If you have to learn just one programming language
retard
re at tard.com.invalid
Mon May 31 08:43:36 PDT 2010
I'm not sure if bearophile or some other language advocate posted this
already, but:
http://www.reddit.com/r/programming/comments/c3p8e/
if_you_have_to_learn_just_one_programming_language/
"Here are my criteria for selecting (a non domain specific) language to
learn."
"It should provide high level of abstraction so that programmer
productivity is high. A fast running application written in C that takes
6 months is — in most cases — not as useful as one that can be completed
in 1 month: programmer cost as well as time-to-market considerations."

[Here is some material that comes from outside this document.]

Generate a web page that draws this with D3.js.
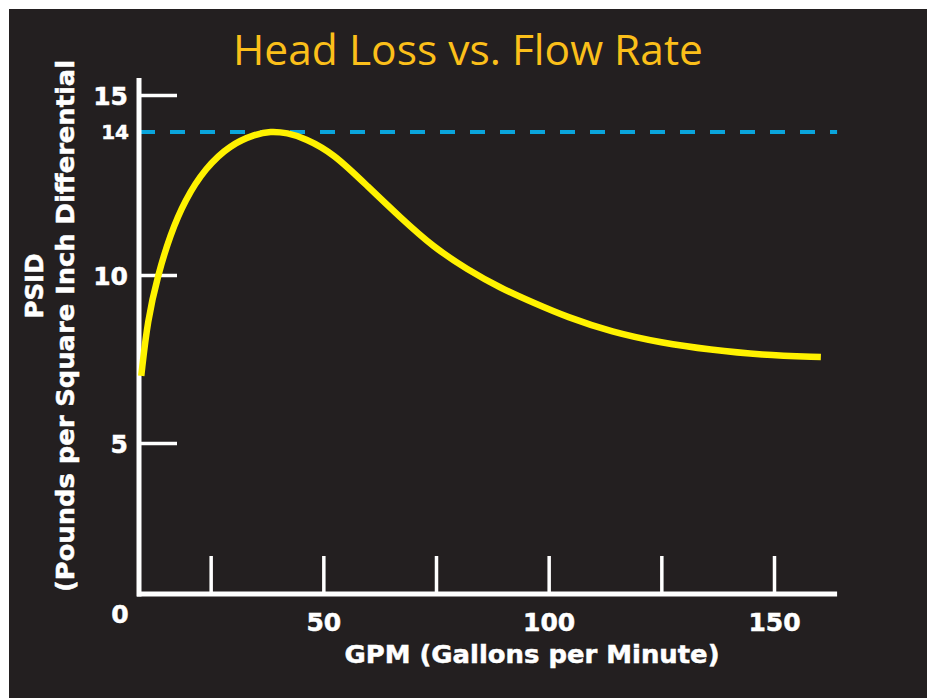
<!DOCTYPE html>
<html>
<head>
<meta charset="utf-8">
<script src="https://cdn.jsdelivr.net/npm/d3@7"></script>
<style>
  html, body { margin: 0; padding: 0; background: #ffffff; }
  svg { display: block; }
  .lbl { font-family: "DejaVu Sans", Arial, sans-serif; font-weight: bold; fill: #ffffff;
         stroke: #ffffff; stroke-width: 0.5px; paint-order: stroke; }
</style>
</head>
<body>
<figure id="chart" style="margin:0"></figure>
<script>
// curve
const gpm  = [9.6, 11, 13.3, 16, 19.3, 23.8, 29.3, 35, 38.2, 42, 46, 52.2, 60, 67, 74.4, 82, 89.3, 96.7, 104, 114, 125, 136, 147, 160.4];
const psid = [7.0, 8.66, 10, 11.12, 12.1, 12.99, 13.64, 13.94, 14.02, 13.98, 13.82, 13.41, 12.46, 11.62, 10.78, 10.15, 9.61, 9.17, 8.75, 8.3, 7.98, 7.77, 7.62, 7.56];

const xTicks = [25, 50, 75, 100, 125, 150];
const xTickLabels = [50, 100, 150];
const yTicks = [5, 10, 15];
const limitPsid = 14;

const titleText = "Head Loss vs. Flow Rate";
const xTitle = "GPM (Gallons per Minute)";
const yTitle1 = "PSID";
const yTitle2 = "(Pounds per Square Inch Differential";

const width = 927, height = 698;

const svg = d3.select("figure#chart")
  .append("svg")
  .attr("width", width)
  .attr("height", height);

svg.append("rect")
  .attr("x", 9).attr("y", 9)
  .attr("width", width - 9).attr("height", height - 9)
  .attr("fill", "#231f20");

// scales (the printed y axis is not quite even, so it is piecewise)
const x = d3.scaleLinear().domain([0, 150]).range([98, 774]);
const y = d3.scaleLinear().domain([0, 5, 10, 14, 15]).range([594, 443, 275, 132, 95]);

// title
svg.append("text")
  .attr("x", 468).attr("y", 65)
  .attr("text-anchor", "middle")
  .attr("textLength", 470)
  .attr("lengthAdjust", "spacingAndGlyphs")
  .attr("font-family", "'Open Sans', 'Noto Sans', sans-serif")
  .attr("font-size", 42)
  .attr("fill", "#fbbf1a")
  .text(titleText);

// dashed limit line
svg.append("line")
  .attr("x1", 140).attr("x2", x(164))
  .attr("y1", y(limitPsid)).attr("y2", y(limitPsid))
  .attr("stroke", "#0aa5dc")
  .attr("stroke-width", 4)
  .attr("stroke-dasharray", "15,15");

// x axis
svg.append("g")
  .attr("transform", `translate(0,${y(0)})`)
  .call(d3.axisBottom(x)
    .tickValues(xTicks)
    .tickSizeInner(-38)
    .tickSizeOuter(0)
    .tickPadding(19)
    .tickFormat(d => xTickLabels.includes(d) ? d : ""))
  .call(g => g.select(".domain").remove())
  .call(g => g.selectAll("line").attr("stroke", "#fff").attr("stroke-width", 3.5))
  .call(g => g.selectAll("text").attr("class", "lbl").attr("font-size", 25).attr("dy", "0.71em"));

// y axis
svg.append("g")
  .attr("transform", "translate(139,0)")
  .call(d3.axisLeft(y)
    .tickValues(yTicks)
    .tickSizeInner(-38)
    .tickSizeOuter(0)
    .tickPadding(11))
  .call(g => g.select(".domain").remove())
  .call(g => g.selectAll("line").attr("stroke", "#fff").attr("stroke-width", 3.5))
  .call(g => g.selectAll("text").attr("class", "lbl").attr("font-size", 25).attr("dy", "0.36em"));

// 14 label next to the dashed line
svg.append("text")
  .attr("class", "lbl")
  .attr("x", 129).attr("y", y(limitPsid))
  .attr("dy", "0.36em")
  .attr("text-anchor", "end")
  .attr("font-size", 20)
  .text(limitPsid);

// 0 in the corner
svg.append("text")
  .attr("class", "lbl")
  .attr("x", 120).attr("y", y(0) + 29)
  .attr("text-anchor", "middle")
  .attr("font-size", 25)
  .text(0);

// axis lines
svg.append("line")
  .attr("x1", 139).attr("x2", 139)
  .attr("y1", 78).attr("y2", y(0) + 2.5)
  .attr("stroke", "#fff").attr("stroke-width", 5);
svg.append("line")
  .attr("x1", 137).attr("x2", x(164))
  .attr("y1", y(0)).attr("y2", y(0))
  .attr("stroke", "#fff").attr("stroke-width", 5);

// the curve
svg.append("path")
  .datum(gpm.map((g, i) => [g, psid[i]]))
  .attr("fill", "none")
  .attr("stroke", "#fff200")
  .attr("stroke-width", 6.5)
  .attr("d", d3.line()
    .x(d => x(d[0]))
    .y(d => y(d[1]))
    .curve(d3.curveBasis));

// axis titles
svg.append("text")
  .attr("class", "lbl")
  .attr("x", 532).attr("y", 663)
  .attr("text-anchor", "middle")
  .attr("font-size", 25)
  .attr("textLength", 375)
  .attr("lengthAdjust", "spacingAndGlyphs")
  .text(xTitle);

const yt = svg.append("g").attr("transform", "translate(0,326) rotate(-90)");
yt.append("text")
  .attr("class", "lbl")
  .attr("x", 40).attr("y", 43)
  .attr("text-anchor", "middle")
  .attr("font-size", 25)
  .attr("textLength", 65)
  .attr("lengthAdjust", "spacingAndGlyphs")
  .text(yTitle1);
yt.append("text")
  .attr("class", "lbl")
  .attr("x", 0).attr("y", 74)
  .attr("text-anchor", "middle")
  .attr("font-size", 25)
  .attr("textLength", 532)
  .attr("lengthAdjust", "spacingAndGlyphs")
  .text(yTitle2);
</script>
</body>
</html>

D is very close to C. The productivity is much lower than with other
modern scripting or hybrid-functional languages.
"Speed: It should be fast (should approach C in speed)."
DMD is much slower than Sun Javac/Jvm 7, GNU GCC 4.5, and LLVM.
"Succinct: The language should not be verbose. This is very important.
Brevity is one reason why Python and Ruby are popular."
For example the lambda syntax is terribly verbose in D compared to Scala
or Haskell.
"It should be a mature and time-tested language with active development,
user base and lots of applications."
D & DMD are unstable, badly specified, buggy and most dsource projects
are deprecated (D1) or dead.
"Platform agnostic: It should not favor or give advantage to one
platform."
DMD only works on 32-bit x86.
"Code readability and maintainability: It should be relatively easy for
authors and others to maintain existing code."
Java 2-7 is very backwards compatible compared to D2.
"Opensource is a fine model, but if the author doesn’t want to release
his/her creation under open-source he/she should be able to do so."
The official backend is non-free.
"Has a test framework that can generate and run tests."
The integrated unittest construct is a joke compared to JUnit et al.